Is it the rail system or the zoning and tax abatements that go along with it?

We have had enough and cannot pay for this agenda to continue. Of course streetcar Charlie wants back in to push more. We can't afford the rails and we can't afford to have Hales as Mayor.

[i]Rail systems spur development that buses so not.[i]

I can only assume you mean the development of opportunities for street crime.

Michael, you still there??

Cheaper is not always better. Rail systems spur development that buses so not. Higher density development offer services and goods that provide jobs and tax revenue. Both types of transportation have their value and place in cities.

Said the "planner". Yeah, it sure "spurred development" at Beaverton Round and Cascade Station and a ton of other places. Just look at all the jobs and tax revenues that have been "created" by rail!

Michael attends PSU.

Michael, we're all still waiting for the jobs and tax revenue from high density SoWhat. Here you have a trolley line, a tram, and hopefully a stopped lightrail line and not one of the promised 10,000 biotech jobs. And the tax revenue of ten years ago is the same as before ($12 Million), except now most of it is put into the TIF bucket at the expense of schools, fire, police and parks. Sorry, your propaganda has been proven false.

Did light rail spur the Round?
How about Cascade station?
Gresham station?

Did the Tram and streetcar spur SoWa?

We have rail all over.
What was spurred by light rail?
Nothing that's what.

It only spurred spending millions of tax dollars on boondoggle development that was supposed to be spurred by the rail transit.

What the heck are yo doing making these ridiculous claims.

Why not go all out and claim our rail lines have spurred $8 billion in development.

That's what TriMet and Metro claim.

Light rail spurs meth/cocaine/heroin users moving around quickly, usually without paying the fare. Other than that, I don't see much business development spurred by MAX.

Michael: Have you ever visited the Rockwood neighborhood in Gresham in the past 10 years? It's the highest crime area in the City of Gresham. It WAS a nice, quiet lower middle class neighborhood BEFORE Light Rail got there. Almost as soon as light rail was built in the area; thefts, burglaries and drug dealing started to happen. Home values in the neighborhood have plunged deeply since light rail arrived; with many now being used as Section 8 rentals.
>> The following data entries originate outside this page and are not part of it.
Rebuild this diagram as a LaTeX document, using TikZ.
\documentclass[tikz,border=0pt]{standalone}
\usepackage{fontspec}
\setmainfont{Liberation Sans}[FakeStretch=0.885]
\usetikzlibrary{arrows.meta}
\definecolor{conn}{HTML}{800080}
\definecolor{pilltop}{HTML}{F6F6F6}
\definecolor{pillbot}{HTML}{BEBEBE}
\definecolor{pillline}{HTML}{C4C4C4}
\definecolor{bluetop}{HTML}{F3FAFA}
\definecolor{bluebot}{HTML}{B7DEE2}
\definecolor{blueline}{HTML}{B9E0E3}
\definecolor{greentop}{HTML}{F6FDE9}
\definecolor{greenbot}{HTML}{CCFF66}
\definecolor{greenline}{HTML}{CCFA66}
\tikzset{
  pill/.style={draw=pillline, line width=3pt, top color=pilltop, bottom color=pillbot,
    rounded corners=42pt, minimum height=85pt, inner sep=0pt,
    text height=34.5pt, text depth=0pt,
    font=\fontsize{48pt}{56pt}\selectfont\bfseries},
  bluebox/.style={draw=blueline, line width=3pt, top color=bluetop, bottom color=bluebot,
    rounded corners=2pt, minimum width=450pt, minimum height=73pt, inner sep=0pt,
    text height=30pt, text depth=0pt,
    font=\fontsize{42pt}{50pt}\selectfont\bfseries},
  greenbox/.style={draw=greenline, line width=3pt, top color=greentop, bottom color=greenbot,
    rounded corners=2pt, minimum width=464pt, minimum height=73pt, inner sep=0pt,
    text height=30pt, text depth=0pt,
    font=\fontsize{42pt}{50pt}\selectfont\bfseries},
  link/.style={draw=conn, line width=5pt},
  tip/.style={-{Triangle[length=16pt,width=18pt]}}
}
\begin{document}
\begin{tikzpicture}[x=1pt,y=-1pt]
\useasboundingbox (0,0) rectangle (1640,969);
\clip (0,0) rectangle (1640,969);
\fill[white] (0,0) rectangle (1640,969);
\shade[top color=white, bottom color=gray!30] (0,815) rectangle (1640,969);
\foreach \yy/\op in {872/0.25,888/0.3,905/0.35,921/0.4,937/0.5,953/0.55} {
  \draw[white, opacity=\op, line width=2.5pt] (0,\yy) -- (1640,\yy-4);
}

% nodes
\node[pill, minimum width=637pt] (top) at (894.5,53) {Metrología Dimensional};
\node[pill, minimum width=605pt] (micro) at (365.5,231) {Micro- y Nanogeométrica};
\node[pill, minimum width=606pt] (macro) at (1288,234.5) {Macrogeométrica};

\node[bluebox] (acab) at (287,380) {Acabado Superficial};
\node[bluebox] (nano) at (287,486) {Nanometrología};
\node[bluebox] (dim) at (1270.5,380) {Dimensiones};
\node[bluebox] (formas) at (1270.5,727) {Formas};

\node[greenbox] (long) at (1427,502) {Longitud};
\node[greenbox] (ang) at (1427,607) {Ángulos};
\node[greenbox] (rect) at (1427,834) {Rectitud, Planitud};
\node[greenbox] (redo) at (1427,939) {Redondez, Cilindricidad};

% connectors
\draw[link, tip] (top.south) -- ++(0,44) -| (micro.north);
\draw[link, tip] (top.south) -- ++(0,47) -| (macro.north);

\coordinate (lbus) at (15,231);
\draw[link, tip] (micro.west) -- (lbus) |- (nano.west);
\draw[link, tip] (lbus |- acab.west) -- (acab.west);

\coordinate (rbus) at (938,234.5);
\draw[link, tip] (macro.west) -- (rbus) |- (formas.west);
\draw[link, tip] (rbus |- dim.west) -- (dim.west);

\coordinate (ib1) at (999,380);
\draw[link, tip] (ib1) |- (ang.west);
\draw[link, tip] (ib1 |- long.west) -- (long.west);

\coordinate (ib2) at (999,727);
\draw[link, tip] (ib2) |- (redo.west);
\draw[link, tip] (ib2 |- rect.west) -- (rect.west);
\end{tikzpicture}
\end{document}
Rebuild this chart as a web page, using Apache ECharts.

I think Michael has take the train out JackBogsBlog Land.

Rail systems spur development that buses so not

If this statement were true...IF...

All tax incentives for any transit oriented development around light rail/streetcar/commuter rail (here's looking at you, WES) shall be immediately rescinded back to the date the incentive was created. That means taxes assessed retroactively, and due November 1st, 2011 in full.

Meanwhile, all transit-oriented tax incentives shall be restricted ONLY to those near bus lines, since TriMet's bus ridership has been in decline for many years (net bus ridership today is lower than it was eight years ago.) That means if a transit-oriented project is within one mile of a rail line, it cannot receive the incentive; but if the only transit within one mile is a bus line, it can obtain the tax incentive.

Now we'll see how well rail promotes development that buses don't.....

Michael, you out there? You going to agree?

It WAS a nice, quiet lower middle class neighborhood BEFORE Light Rail got there.

I know people who live in East Portland, some did move out of Rockwood.

Yes, it was nice before light rail and
BEFORE being annexed into the city and
BEFORE Katz and Hales agenda of rezoning areas that allowed way too much density and infill, the many flag lots. Then that ghetto style housing which is upsetting to the people who live in the surrounding neighborhood.

Can't be too pleasant for the people who live in them either, especially on a hot night like tonight with no cross ventilation and not even a deck of any sort to sit outside.

Hey Clinamen, last time I looked Rockwood was annexed by Gresham, not Portland.